Beverages

Coca-Cola Wraps Up Bottling-System Restructuring

Three final projects transfer distribution territories in 15 states

ATLANTA -- Coca-Cola North America has completed the company’s bottling-system refranchising initiative. Over the past decade, the company and its U.S. bottling partners have worked together to execute 60 transitions, which include 350 distribution centers, more than 50 production facilities, more than 55,000 employees and more than 1.3 billion physical cases of volume.

A fully refranchised system in the United States finalizes the installation of The Coca-Cola Co.’s 21st Century Beverage Partnership Model. This transition has built an agile system to deliver value to customers with scale across supply chain, information technology and customer support through independent, local companies that know their communities and customers best, according to the company.

“We are reshaping our business and accelerating our transformation to become a total beverage company,” said J. Alexander “Sandy” Douglas Jr., president of Coca-Cola North America, Atlanta. “Our system is built to respond to consumers’ needs in a fast-moving and highly competitive environment. Returning the local part of our business to where it really belongs and will best perform—in the hands of local companies—is a key enabler of the exciting transformation and growth of our business.”

The U.S. Coca-Cola system is now made up of a diverse array of independent bottlers, from multinational owners to decades-old, family-held operations. This new system is working to reinvent the future of the business, especially in key areas such as portfolio diversification, packaging innovation, production, procurement, technology and pricing, according to Coca-Cola Co. Most new or expanding bottlers are hiring more people and investing in plants and equipment. The new system also operates on a new IT platform that enhances efforts to digitize the Coca-Cola system and significantly improves the ability to coordinate and manage information across bottling partners at both local and national levels.

Three final major territory closings occurred in late October. They included:

  • Liberty Coca-Cola Beverages, a new bottler, began operations in New York, New Jersey and the metro Philadelphia area. This is the former Tri-State Metro Operating Unit of Coca-Cola Refreshments (CCR).
  • Reyes Coca-Cola Bottling took on new bottling territories in California and Nevada, which were previously operated by CCR. Reyes added to its existing operations in parts of six Midwestern states, including the cities of Chicago, Detroit, Minneapolis and Milwaukee.
  • Swire Coca-Cola USA closed on an additional production facility in Colorado, adding to its existing bottling operations across six Western states.

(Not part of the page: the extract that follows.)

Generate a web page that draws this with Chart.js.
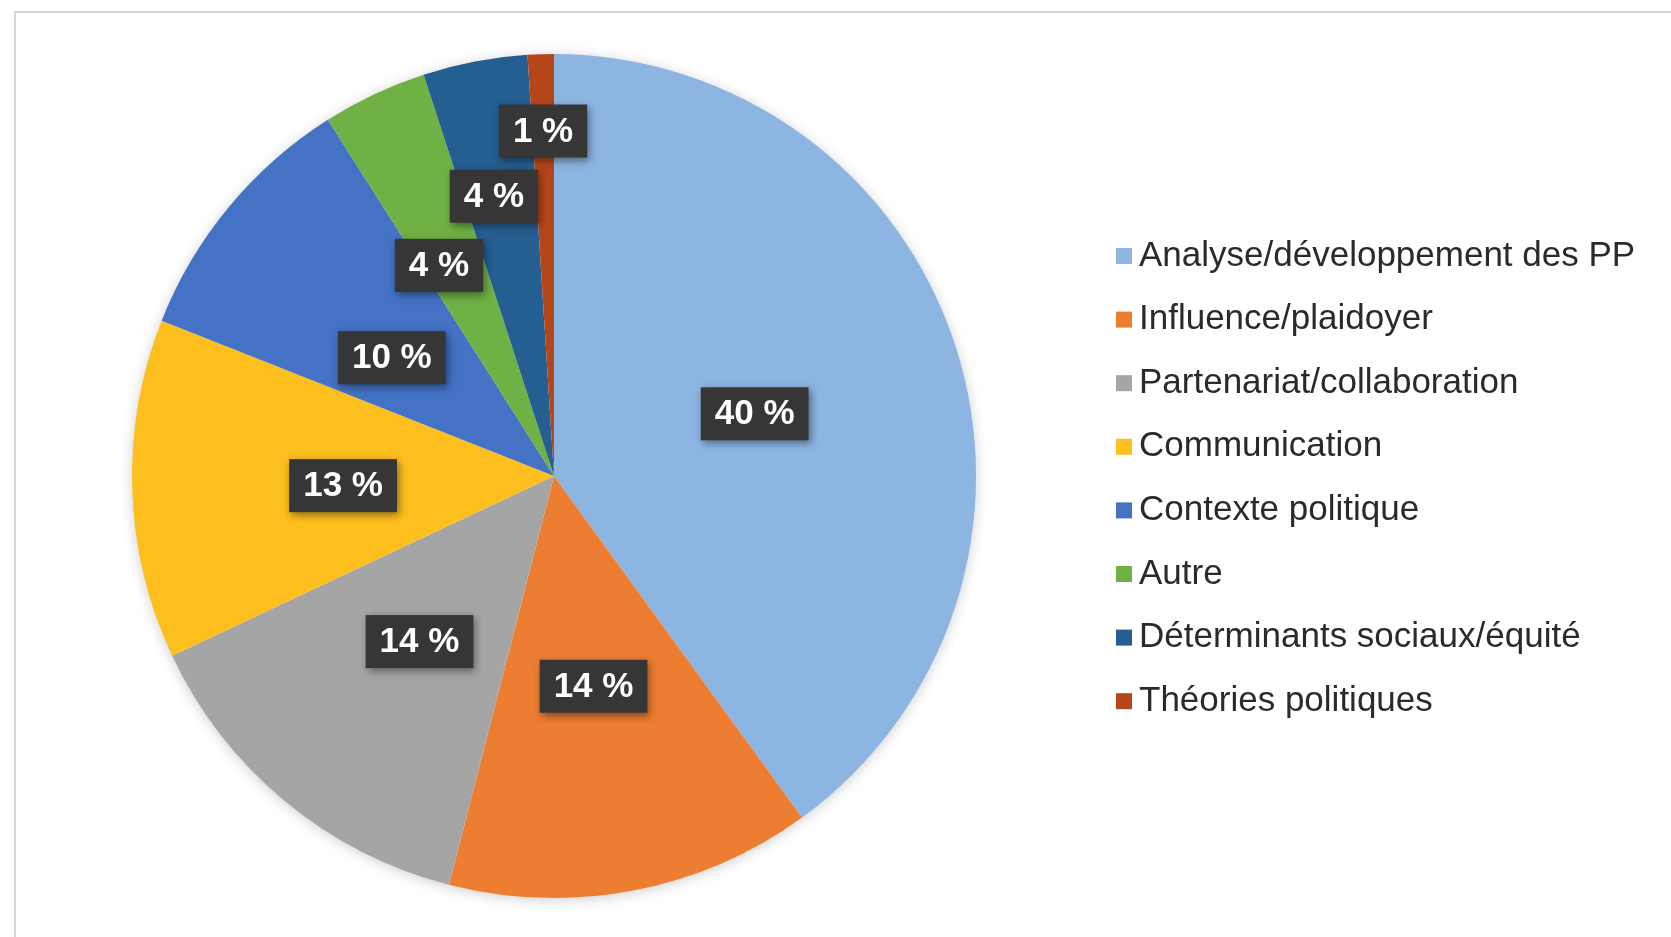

“Transforming to our new 21st Century Beverage Partnership Model makes our routes to market and our national and local partner touch points stronger than they’ve ever been,” said Todd Beiger, senior vice president of system transformation for Coca-Cola North America.

The Coca-Cola Co. began working with its bottling partners a decade ago on plans to develop a model that evolves the system to serve the changing customer and consumer landscape, with a focus on creating stronger system alignment.